1,074 total views, 1 views today
After what seemed an interminable, often savage and always desperately hard-fought campaign between Hillary Clinton and Donald Trump, the USA stunned the world last week by electing Donald Trump to be the 45th President of the United States.
President-elect Trump was called a number of things during the campaign, including vulgar self-promoter, political neophyte and proto-fascist, and much has been written about how this shock result came about.
Michael Moore, American Academy Award-winning filmmaker and best-selling author, predicted Trump would win simply because of the anger that so many Americans felt towards their broken political system. He believed millions would vote for Trump “not because they agreed with him, not because they liked his bigotry or ego, but just because they could.”
President Barack Obama echoed the opinion of many during his recent visit to Greece, saying, “You know, presidential elections always turn on personalities, they turn on how campaigns are run, they turn on natural desires for change. If you’ve had an incumbent who’s been there for eight years, there’s a temptation to think, well, let’s maybe make a change.”
Others believe the result was due to “white male rage”, which would seem to be backed up by the voting statistics: 53% of white males voted for Trump, and 53% of these were aged between 45 and 64. The median income of a Trump supporter is more than $70,000 per year, which is well above the national average, and a 2016 study noted that it would take African Americans 228 years to equal the wealth of whites in the US. Perhaps, then, Trump’s victory had little to do with economic or political angst, or even simply the desire for change. Rather, the numbers indicate it may have had a lot to do with Barack Obama’s election and its powerful symbolism of black advancement, which triggered a backlash that paved the way for the likes of Donald Trump.
Since the election, demonstrations against him have broken out in over a dozen cities across the country, and people on both sides are on edge. What possible reason would Trump supporters have for being on edge? A bunch of them, as it turns out. The New York businessman-turned-politician flip-flopped on a number of policy positions during the campaign and has continued to do so since his election. Here are just a few examples:
- On the issue of deportation of illegal migrants, Trump originally said that he wanted to deport all of the approximately 11.3 million undocumented immigrants in the US, despite criticism that this idea is both xenophobic, next to impossible and prohibitively expensive. His official policy now says only those with criminal records will be deported immediately, although immigration controls will still be massively beefed up. In an interview with Lesley Stahl from CBS he said, “After the border is secured and after everything gets normalized, we’re going to make a determination on them [the remaining undocumented immigrants] who are terrific people, they’re terrific people but we are gonna make a determination on that.”
- On the issue of hedge fund managers “getting away with murder”, Mr Trump said that hedge fund managers and the ultra-wealthy did not pay enough taxes. However, after the campaign released specifics of his plan, analysts argued that hedge fund managers would actually get a tax cut along with the middle class.
- On the North Atlantic Treaty Organization (Nato), Trump said it was a “rip-off” Why? Because the US pays more than anyone else. But Trump later said he was “all” in favour of the alliance.

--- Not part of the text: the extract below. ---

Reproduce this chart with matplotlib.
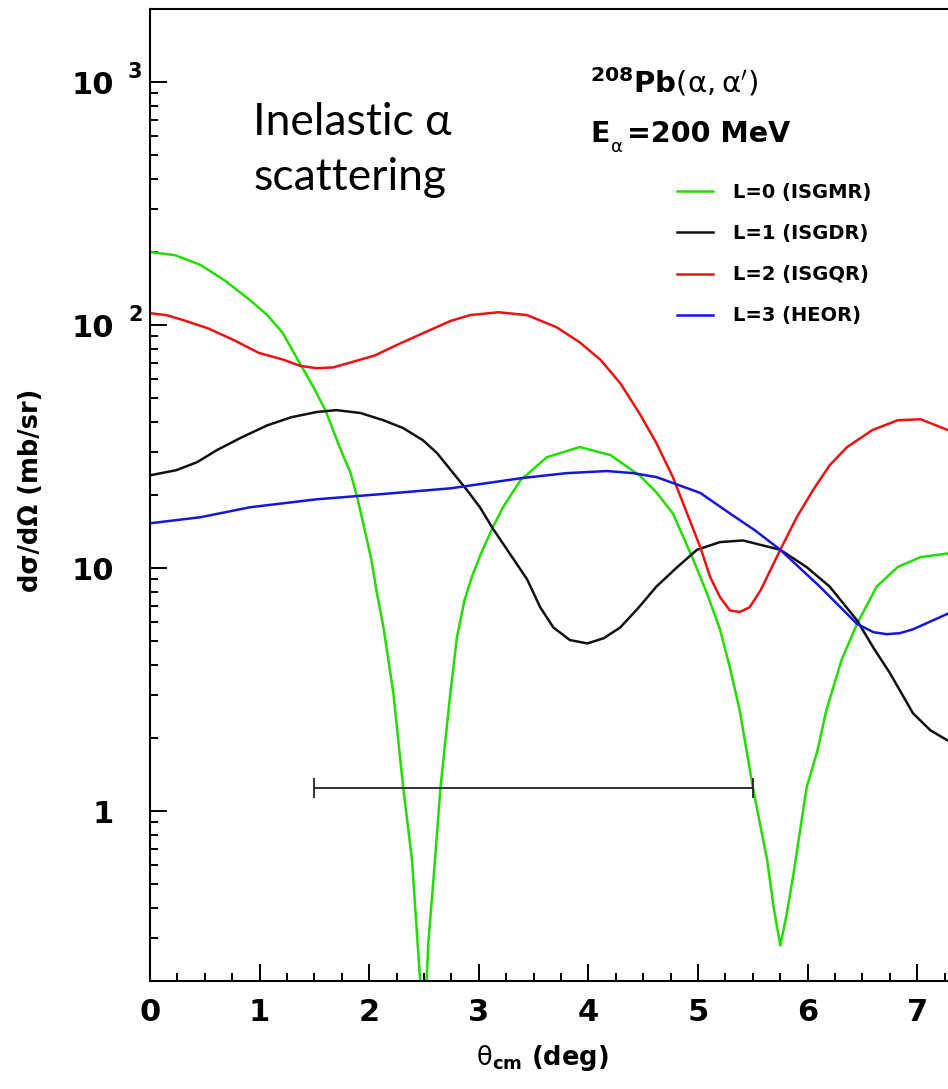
import matplotlib
matplotlib.use('Agg')
import matplotlib.pyplot as plt
from matplotlib.ticker import MultipleLocator, LogLocator, NullFormatter, FixedLocator, FixedFormatter
from matplotlib import transforms

W, H = 948, 1089

# --- data (theta_cm in deg, dsigma/dOmega in mb/sr) ---
x_l0 = [0, 0.23, 0.46, 0.68, 0.91, 1.07, 1.21, 1.38, 1.49, 1.60, 1.73, 1.83, 1.89,
        1.96, 2.02, 2.07, 2.13, 2.22, 2.31, 2.39, 2.46, 2.50, 2.54, 2.60, 2.65, 2.74,
        2.80, 2.87, 2.94, 3.02, 3.13, 3.22, 3.38, 3.62, 3.92, 4.20, 4.47, 4.62, 4.77,
        4.95, 5.08, 5.20, 5.29, 5.38, 5.50, 5.63, 5.69, 5.75, 5.81, 5.87, 5.99, 6.09,
        6.17, 6.31, 6.45, 6.63, 6.82, 7.03, 7.28]
y_l0 = [200, 194, 177, 153, 127, 110, 93, 68, 55.7, 44.7, 31.5, 24.6, 19.6,
        14.3, 10.8, 7.9, 5.7, 3.06, 1.25, 0.63, 0.215, 0.12, 0.29, 0.63, 1.25, 3.06,
        5.2, 7.4, 9.3, 11.5, 14.8, 17.8, 23, 28.6, 31.5, 29.2, 24, 20.5, 16.8,
        11, 7.9, 5.6, 3.9, 2.6, 1.25, 0.63, 0.40, 0.28, 0.38, 0.55, 1.25, 1.78,
        2.6, 4.2, 5.9, 8.4, 10.1, 11.1, 11.5]

x_l1 = [0, 0.24, 0.43, 0.61, 0.84, 1.07, 1.29, 1.52, 1.70, 1.92, 2.13, 2.31, 2.49,
        2.62, 2.89, 3.01, 3.13, 3.44, 3.56, 3.68, 3.83, 3.99, 4.14, 4.29, 4.46, 4.62,
        4.81, 4.99, 5.20, 5.41, 5.75, 5.99, 6.20, 6.45, 6.60, 6.75, 6.96, 7.12, 7.28]
y_l1 = [24.1, 25.3, 27.3, 30.6, 34.6, 38.7, 41.8, 43.9, 44.7, 43.5, 40.6, 37.7, 33.6,
        29.7, 21, 17.8, 14.5, 9.0, 6.9, 5.7, 5.06, 4.9, 5.15, 5.7, 6.9, 8.4,
        10.1, 11.9, 12.8, 13.0, 11.9, 10.1, 8.4, 6.1, 4.7, 3.7, 2.53, 2.15, 1.95]

x_l2 = [0, 0.15, 0.30, 0.53, 0.76, 0.99, 1.22, 1.37, 1.52, 1.67, 1.82, 2.05, 2.28,
        2.51, 2.74, 2.92, 3.18, 3.44, 3.71, 3.92, 4.11, 4.29, 4.47, 4.62, 4.77, 5.02,
        5.11, 5.20, 5.29, 5.38, 5.47, 5.57, 5.75, 5.90, 6.05, 6.20, 6.36, 6.59, 6.82,
        7.03, 7.28]
y_l2 = [112, 110, 105, 97, 87, 77, 72, 68, 66.5, 67, 70, 75, 84,
        93.5, 104, 110, 113, 110, 98, 85, 72, 57.7, 43, 32.7, 23.7, 12.2,
        9.2, 7.6, 6.7, 6.6, 6.9, 8.1, 11.9, 16.2, 21, 26.5, 31.5, 37, 40.6,
        41, 37]

x_l3 = [0, 0.46, 0.91, 1.52, 2.13, 2.74, 3.40, 3.80, 4.17, 4.41, 4.62, 5.02, 5.29,
        5.52, 5.75, 6.11, 6.45, 6.60, 6.72, 6.84, 6.96, 7.28]
y_l3 = [15.3, 16.2, 17.8, 19.2, 20.2, 21.3, 23.5, 24.6, 25.1, 24.6, 23.7, 20.4, 16.8,
        14.3, 11.9, 8.4, 5.9, 5.45, 5.35, 5.4, 5.6, 6.5]

labels = ['L=0 (ISGMR)', 'L=1 (ISGDR)', 'L=2 (ISGQR)', 'L=3 (HEOR)']
colors = ['#22dd00', '#111111', '#ee1111', '#1515dd']

# horizontal bar (center, half-width, height)
bar_x, bar_xerr, bar_y = 3.5, 2.0, 1.25

y_ticks = [1, 10, 100, 1000]
y_tick_labels = ['1', '10', '10', '10']
y_sup = {100: '2', 1000: '3'}


def fpx(x, y):
    """pixel -> figure fraction"""
    return x / W, 1 - y / H


fig = plt.figure(figsize=(W / 100, H / 100), dpi=100)
ax = fig.add_axes([150 / W, 108 / H, 798 / W, 972 / H])

series = [(x_l0, y_l0), (x_l1, y_l1), (x_l2, y_l2), (x_l3, y_l3)]
handles = []
for (xs, ys), lab, col in zip(series, labels, colors):
    h, = ax.plot(xs, ys, color=col, lw=1.8, label=lab, solid_joinstyle='round')
    handles.append(h)

ax.errorbar([bar_x], [bar_y], xerr=[bar_xerr], fmt='none', ecolor='#222222',
            elinewidth=1.3, capsize=7, capthick=1.3)

ax.set_yscale('log')
ax.set_xlim(0, 7.28)
ax.set_ylim(0.2, 2000)

for s in ['left', 'bottom', 'top']:
    ax.spines[s].set_linewidth(1.5)
ax.spines['right'].set_visible(False)

ax.xaxis.set_major_locator(MultipleLocator(1))
ax.xaxis.set_minor_locator(MultipleLocator(0.25))
ax.yaxis.set_major_locator(FixedLocator(y_ticks))
ax.yaxis.set_major_formatter(FixedFormatter(y_tick_labels))
ax.yaxis.set_minor_locator(LogLocator(base=10, subs=range(2, 10)))
ax.yaxis.set_minor_formatter(NullFormatter())

ax.tick_params(which='both', direction='in', top=False, right=False, width=1.4)
ax.tick_params(which='major', length=12)
ax.tick_params(which='minor', length=6)
ax.tick_params(axis='x', which='major', pad=12, labelsize=22)
ax.tick_params(axis='y', which='major', pad=26, labelsize=22)
for lab in ax.get_xticklabels() + ax.get_yticklabels():
    lab.set_fontweight('bold')

# superscripts for 10^2, 10^3
ytr = transforms.offset_copy(ax.get_yaxis_transform(), fig=fig, x=0, y=7, units='points')
for val, sup in y_sup.items():
    ax.text((128 - 150) / 798, val, sup, transform=ytr, fontsize=15, fontweight='bold',
            ha='left', va='center')

ax.set_xlabel(r'$\mathrm{\theta}_{\mathbf{cm}}$ (deg)', fontsize=18.5, fontweight='bold')
ax.xaxis.set_label_coords((542 - 150) / 798, (981 - 1043) / 972)
ax.set_ylabel('dσ/dΩ (mb/sr)', fontsize=18.5, fontweight='bold')
ax.yaxis.set_label_coords((44 - 150) / 798, 0.505)

# annotation texts
fig.text(*fpx(253, 135), 'Inelastic α', fontsize=32, family=['Lato', 'DejaVu Sans'],
         ha='left', va='baseline')
fig.text(*fpx(253, 190), 'scattering', fontsize=32, family=['Lato', 'DejaVu Sans'],
         ha='left', va='baseline')
fig.text(*fpx(590, 92), r'$^{\mathbf{208}}\mathbf{Pb}(\mathrm{\alpha},\mathrm{\alpha}^{\prime})$',
         fontsize=21, ha='left', va='baseline')
fig.text(*fpx(590, 142), 'E', fontsize=20.5, fontweight='bold', ha='left', va='baseline')
fig.text(*fpx(611, 152), 'α', fontsize=13, ha='left', va='baseline')
fig.text(*fpx(627, 142), '=200 MeV', fontsize=20.5, fontweight='bold', ha='left', va='baseline')

leg = ax.legend(handles=handles, loc='upper left', bbox_to_anchor=fpx(677, 183),
                bbox_transform=fig.transFigure, frameon=False,
                prop={'weight': 'bold', 'size': 14}, handlelength=1.85,
                handletextpad=1.03, labelspacing=1.14, borderpad=0, borderaxespad=0)

fig.savefig('out.png', dpi=100)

- On the subject of abortions, Mr Trump initially said that if abortion were to become illegal, women should be punished for obtaining them. He then retracted this, deciding to blame and punish the doctors who carried them out instead.
- On the federal minimum wage, he initially said that workers should be paid more than the current level of $7.25/hour. He’s since repeatedly changed his mind about this.
To be fair, President-elect Trump does have some worthwhile plans that he’s stuck to, such as condensing the current seven tax brackets in the US to just three, with no income tax for “low-income Americans”, and taking China to task on a number of trade-related issues, such as making it stop its current practice of undervaluing its currency, and forcing it to step up its environmental and labour standards. He also wants to overhaul veteran healthcare in a big way, including significantly reducing waiting times for treatment, investing in the treatment of “invisible wounds” like post-traumatic stress disorder and depression, and increasing the number of doctors who specialise in women’s health to help care for the increasing number of female veterans.
However, this is a man who has also said that nuclear war between Japan and North Korea may be “terrible” but it would be “pretty quick”, who believes climate change is a hoax and it’s just “weather”, and that the world would be better off if Saddam Hussein and Muammar Gaddafi were still in power.
Whatever happens next, one thing’s for sure — no-one’s getting off the edge any time soon.